SET TASK: Pictures stay out of the copy. Please reproduce only the lines between the one holding "Give me the matplotlib source for this chart." and the one holding "0.0057, 0.0064, 0.0064]", inclusive.

━━ GIVEN RECORDS

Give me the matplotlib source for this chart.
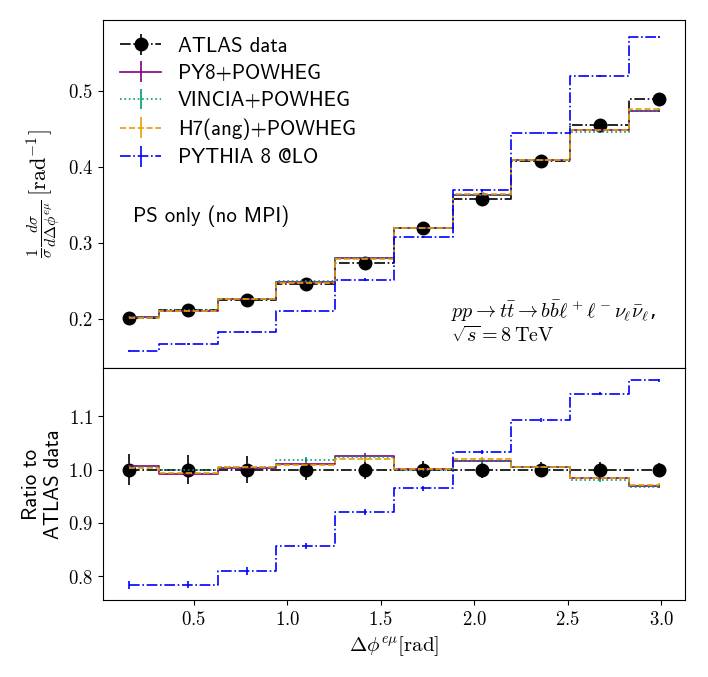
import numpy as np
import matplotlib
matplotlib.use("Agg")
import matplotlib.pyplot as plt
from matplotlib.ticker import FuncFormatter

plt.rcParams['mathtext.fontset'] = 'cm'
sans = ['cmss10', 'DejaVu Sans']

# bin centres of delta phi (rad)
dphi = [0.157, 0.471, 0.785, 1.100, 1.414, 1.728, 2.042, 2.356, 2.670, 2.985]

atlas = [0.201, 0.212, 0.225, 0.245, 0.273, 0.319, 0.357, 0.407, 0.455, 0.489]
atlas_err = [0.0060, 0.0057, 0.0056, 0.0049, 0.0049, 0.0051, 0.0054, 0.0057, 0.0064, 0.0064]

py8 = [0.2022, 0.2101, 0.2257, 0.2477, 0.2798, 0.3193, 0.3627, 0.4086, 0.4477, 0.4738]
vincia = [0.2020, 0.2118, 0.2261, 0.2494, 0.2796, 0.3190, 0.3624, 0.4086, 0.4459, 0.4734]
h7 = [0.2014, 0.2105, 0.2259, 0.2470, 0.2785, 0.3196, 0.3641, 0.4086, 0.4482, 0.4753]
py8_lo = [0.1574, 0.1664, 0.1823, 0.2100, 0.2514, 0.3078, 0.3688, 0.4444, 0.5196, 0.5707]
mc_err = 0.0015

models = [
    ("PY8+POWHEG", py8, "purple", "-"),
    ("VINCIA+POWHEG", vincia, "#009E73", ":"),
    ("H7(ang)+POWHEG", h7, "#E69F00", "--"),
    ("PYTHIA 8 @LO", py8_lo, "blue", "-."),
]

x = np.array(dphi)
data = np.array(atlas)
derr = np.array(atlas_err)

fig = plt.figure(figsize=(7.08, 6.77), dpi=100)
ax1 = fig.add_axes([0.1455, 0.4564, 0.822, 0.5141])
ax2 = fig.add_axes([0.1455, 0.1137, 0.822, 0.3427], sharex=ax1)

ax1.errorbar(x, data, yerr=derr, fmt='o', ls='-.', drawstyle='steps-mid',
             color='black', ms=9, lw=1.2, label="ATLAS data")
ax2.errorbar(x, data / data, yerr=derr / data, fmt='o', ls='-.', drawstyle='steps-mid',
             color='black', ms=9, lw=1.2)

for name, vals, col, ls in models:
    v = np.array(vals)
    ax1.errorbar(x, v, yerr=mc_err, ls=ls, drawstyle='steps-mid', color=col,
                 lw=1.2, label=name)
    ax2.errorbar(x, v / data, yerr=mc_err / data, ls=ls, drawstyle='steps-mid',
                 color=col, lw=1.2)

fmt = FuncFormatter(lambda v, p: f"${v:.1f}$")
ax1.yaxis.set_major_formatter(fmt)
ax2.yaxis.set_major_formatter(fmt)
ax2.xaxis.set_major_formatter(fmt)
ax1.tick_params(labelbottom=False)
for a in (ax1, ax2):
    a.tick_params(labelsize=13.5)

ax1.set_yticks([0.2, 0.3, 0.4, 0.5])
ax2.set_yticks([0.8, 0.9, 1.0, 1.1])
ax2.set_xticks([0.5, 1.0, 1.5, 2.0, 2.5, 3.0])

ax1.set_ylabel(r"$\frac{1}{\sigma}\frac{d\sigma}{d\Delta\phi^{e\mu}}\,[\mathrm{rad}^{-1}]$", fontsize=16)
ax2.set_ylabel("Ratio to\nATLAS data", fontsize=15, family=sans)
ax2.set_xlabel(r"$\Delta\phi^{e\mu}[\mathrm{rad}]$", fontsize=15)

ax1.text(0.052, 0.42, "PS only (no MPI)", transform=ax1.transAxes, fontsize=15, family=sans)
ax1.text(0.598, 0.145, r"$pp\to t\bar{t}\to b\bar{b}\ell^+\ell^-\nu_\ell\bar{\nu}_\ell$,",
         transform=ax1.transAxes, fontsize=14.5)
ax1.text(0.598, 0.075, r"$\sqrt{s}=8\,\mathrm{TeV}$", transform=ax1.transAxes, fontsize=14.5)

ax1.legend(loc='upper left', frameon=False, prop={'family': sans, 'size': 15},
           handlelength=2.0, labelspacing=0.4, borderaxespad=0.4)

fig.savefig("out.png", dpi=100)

━━━━
━━ GIVEN RECORDS

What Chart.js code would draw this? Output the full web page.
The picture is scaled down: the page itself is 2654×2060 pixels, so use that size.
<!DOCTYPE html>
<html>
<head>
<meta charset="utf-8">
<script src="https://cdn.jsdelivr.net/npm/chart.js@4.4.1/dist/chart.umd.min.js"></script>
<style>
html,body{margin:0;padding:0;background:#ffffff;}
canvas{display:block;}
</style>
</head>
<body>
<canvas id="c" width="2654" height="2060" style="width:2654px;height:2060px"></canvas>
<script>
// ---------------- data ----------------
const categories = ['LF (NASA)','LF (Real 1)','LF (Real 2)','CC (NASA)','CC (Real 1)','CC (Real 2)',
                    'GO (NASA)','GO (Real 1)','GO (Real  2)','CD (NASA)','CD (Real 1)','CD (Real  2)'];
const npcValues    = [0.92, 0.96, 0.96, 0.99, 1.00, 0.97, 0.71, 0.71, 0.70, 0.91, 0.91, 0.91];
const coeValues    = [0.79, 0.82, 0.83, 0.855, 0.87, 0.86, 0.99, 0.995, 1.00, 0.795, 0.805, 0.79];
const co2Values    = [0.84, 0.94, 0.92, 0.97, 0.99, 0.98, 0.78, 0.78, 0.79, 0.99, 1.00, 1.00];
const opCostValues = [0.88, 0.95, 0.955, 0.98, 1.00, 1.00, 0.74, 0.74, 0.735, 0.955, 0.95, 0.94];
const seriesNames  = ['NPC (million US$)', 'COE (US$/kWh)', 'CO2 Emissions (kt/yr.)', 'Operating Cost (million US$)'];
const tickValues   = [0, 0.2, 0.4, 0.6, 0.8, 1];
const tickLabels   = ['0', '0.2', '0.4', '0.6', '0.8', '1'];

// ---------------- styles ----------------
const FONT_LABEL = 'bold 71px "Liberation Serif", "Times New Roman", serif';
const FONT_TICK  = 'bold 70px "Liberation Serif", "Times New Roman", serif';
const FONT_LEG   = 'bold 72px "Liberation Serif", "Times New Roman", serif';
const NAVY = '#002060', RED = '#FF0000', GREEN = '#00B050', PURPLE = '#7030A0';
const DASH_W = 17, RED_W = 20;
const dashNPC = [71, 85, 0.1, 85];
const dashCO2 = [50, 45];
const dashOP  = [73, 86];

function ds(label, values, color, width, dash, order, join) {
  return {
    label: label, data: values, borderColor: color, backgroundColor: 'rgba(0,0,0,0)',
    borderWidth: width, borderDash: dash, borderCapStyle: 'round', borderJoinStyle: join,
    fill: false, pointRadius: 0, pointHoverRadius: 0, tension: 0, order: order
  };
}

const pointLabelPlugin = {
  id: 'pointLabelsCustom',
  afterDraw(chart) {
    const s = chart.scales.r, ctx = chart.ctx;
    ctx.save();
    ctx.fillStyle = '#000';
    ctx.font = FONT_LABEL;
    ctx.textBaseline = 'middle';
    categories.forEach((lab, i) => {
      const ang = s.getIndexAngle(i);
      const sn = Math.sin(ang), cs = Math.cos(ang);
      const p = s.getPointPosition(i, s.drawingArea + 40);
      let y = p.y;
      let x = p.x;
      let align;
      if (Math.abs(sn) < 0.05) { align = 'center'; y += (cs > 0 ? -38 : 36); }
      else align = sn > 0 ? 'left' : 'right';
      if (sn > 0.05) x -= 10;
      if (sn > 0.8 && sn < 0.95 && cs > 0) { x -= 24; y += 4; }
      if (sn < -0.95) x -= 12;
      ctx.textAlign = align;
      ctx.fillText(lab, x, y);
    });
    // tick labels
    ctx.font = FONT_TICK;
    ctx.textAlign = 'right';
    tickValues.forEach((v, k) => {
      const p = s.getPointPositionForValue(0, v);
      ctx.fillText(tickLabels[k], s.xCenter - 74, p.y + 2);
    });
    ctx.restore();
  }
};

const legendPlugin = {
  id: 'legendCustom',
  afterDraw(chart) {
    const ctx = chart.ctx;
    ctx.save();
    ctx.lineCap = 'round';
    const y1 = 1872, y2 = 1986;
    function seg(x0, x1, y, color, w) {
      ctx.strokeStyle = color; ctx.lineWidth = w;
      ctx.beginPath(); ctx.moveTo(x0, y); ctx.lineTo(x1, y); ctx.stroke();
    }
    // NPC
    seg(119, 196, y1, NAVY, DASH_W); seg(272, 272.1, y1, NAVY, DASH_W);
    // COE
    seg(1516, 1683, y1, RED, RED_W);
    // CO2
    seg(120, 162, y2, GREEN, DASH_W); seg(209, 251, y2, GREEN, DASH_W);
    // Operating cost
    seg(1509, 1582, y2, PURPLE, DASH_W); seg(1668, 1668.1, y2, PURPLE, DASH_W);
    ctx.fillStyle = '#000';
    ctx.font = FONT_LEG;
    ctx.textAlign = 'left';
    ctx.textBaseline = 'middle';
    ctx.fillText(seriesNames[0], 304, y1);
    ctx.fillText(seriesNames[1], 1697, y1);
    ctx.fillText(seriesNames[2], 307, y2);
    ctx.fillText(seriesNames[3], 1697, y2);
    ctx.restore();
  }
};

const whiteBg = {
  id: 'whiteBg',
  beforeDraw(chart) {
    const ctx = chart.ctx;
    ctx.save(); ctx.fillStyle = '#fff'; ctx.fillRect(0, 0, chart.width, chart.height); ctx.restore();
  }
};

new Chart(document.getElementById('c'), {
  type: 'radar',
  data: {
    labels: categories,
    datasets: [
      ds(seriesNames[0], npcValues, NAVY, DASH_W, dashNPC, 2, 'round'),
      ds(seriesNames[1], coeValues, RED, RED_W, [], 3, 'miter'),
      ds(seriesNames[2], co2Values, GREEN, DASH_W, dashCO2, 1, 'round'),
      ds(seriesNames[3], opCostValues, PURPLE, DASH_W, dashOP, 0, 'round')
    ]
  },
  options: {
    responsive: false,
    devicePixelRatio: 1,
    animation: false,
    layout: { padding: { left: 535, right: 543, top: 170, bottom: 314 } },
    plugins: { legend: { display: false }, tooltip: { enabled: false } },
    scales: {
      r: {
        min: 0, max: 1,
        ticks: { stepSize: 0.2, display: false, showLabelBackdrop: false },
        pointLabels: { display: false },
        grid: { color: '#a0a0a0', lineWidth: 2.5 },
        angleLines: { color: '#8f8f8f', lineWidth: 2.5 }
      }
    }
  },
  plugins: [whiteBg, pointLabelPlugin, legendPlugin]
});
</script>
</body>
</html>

━━━━
━━ GIVEN RECORDS

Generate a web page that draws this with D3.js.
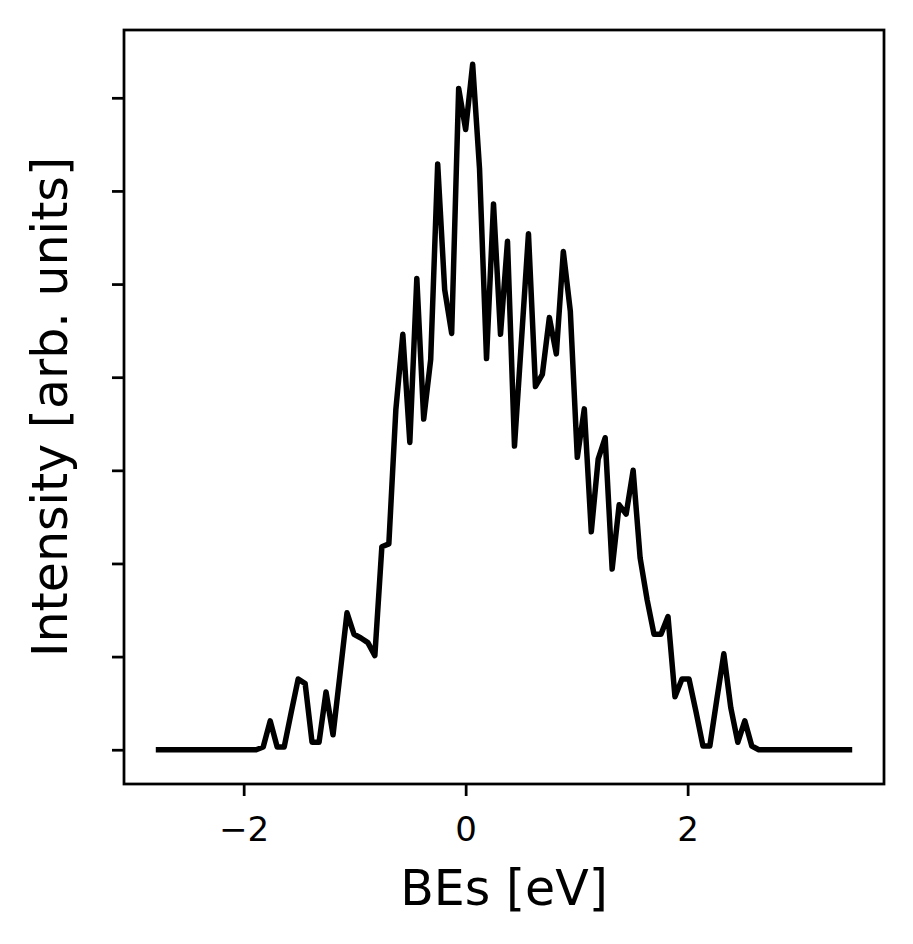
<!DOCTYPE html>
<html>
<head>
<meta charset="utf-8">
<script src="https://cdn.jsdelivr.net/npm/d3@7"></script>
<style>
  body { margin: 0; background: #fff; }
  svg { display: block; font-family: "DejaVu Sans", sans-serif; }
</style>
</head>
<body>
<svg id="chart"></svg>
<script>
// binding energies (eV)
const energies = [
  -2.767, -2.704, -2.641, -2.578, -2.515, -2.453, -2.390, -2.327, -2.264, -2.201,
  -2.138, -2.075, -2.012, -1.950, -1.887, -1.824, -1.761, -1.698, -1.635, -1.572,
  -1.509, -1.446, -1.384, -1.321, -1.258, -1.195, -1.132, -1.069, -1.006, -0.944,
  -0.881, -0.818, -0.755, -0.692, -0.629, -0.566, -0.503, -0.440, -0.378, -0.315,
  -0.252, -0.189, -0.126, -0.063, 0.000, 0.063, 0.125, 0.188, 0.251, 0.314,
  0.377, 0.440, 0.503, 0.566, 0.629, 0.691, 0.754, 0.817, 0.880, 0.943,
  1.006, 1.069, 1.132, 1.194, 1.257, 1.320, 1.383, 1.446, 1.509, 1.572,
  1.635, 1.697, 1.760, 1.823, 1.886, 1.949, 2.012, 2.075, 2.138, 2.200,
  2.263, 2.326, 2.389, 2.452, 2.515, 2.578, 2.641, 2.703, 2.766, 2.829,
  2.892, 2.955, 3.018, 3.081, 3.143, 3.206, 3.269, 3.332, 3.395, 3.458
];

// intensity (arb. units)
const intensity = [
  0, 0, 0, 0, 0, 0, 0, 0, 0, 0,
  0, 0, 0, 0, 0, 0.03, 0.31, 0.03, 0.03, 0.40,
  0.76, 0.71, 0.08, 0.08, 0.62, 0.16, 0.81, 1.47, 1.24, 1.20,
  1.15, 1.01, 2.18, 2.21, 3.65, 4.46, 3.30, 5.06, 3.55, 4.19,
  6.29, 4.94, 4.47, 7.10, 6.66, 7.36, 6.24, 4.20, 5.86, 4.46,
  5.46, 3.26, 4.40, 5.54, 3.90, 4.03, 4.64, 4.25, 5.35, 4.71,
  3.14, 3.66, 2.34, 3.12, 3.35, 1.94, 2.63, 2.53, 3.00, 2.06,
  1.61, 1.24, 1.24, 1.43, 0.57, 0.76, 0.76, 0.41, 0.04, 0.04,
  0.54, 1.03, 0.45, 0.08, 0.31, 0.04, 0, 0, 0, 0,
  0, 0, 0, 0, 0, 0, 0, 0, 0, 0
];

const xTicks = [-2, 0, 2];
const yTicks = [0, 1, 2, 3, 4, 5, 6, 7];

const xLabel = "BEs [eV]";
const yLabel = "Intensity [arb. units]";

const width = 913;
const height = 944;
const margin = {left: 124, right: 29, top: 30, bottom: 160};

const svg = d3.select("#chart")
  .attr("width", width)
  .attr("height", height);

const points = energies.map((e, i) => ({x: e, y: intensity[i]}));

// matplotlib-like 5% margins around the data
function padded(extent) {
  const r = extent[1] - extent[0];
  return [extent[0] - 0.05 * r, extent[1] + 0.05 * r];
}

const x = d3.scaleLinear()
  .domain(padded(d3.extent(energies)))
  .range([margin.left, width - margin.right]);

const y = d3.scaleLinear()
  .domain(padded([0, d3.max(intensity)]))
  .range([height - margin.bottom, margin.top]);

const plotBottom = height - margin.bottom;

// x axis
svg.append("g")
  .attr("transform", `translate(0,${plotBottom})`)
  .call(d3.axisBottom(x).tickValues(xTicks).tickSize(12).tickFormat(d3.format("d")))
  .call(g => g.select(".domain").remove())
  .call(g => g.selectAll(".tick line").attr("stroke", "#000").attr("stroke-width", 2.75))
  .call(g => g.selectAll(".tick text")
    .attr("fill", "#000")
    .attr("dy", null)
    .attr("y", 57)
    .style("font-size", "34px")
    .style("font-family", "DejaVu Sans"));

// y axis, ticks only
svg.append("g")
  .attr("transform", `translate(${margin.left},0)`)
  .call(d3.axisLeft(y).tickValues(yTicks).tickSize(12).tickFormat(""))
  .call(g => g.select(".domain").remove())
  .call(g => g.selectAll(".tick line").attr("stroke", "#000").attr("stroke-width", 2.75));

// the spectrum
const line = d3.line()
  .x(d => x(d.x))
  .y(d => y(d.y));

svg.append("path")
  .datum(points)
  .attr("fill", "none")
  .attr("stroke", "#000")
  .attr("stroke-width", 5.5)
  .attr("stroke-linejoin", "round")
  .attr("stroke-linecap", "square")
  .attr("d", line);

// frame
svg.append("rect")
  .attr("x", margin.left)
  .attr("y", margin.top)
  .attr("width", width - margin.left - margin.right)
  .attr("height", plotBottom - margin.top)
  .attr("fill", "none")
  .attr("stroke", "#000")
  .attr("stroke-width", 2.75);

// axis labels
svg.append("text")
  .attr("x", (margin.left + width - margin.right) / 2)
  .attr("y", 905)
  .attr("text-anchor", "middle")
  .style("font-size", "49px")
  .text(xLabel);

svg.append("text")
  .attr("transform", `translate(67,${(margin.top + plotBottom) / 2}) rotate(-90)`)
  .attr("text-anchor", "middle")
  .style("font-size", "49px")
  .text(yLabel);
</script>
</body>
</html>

━━━━

EXERCISE RESULT:
Give me the matplotlib source for this chart.
import numpy as np
import matplotlib
matplotlib.use("Agg")
import matplotlib.pyplot as plt
from matplotlib.ticker import FuncFormatter

plt.rcParams['mathtext.fontset'] = 'cm'
sans = ['cmss10', 'DejaVu Sans']

# bin centres of delta phi (rad)
dphi = [0.157, 0.471, 0.785, 1.100, 1.414, 1.728, 2.042, 2.356, 2.670, 2.985]

atlas = [0.201, 0.212, 0.225, 0.245, 0.273, 0.319, 0.357, 0.407, 0.455, 0.489]
atlas_err = [0.0060, 0.0057, 0.0056, 0.0049, 0.0049, 0.0051, 0.0054, 0.0057, 0.0064, 0.0064]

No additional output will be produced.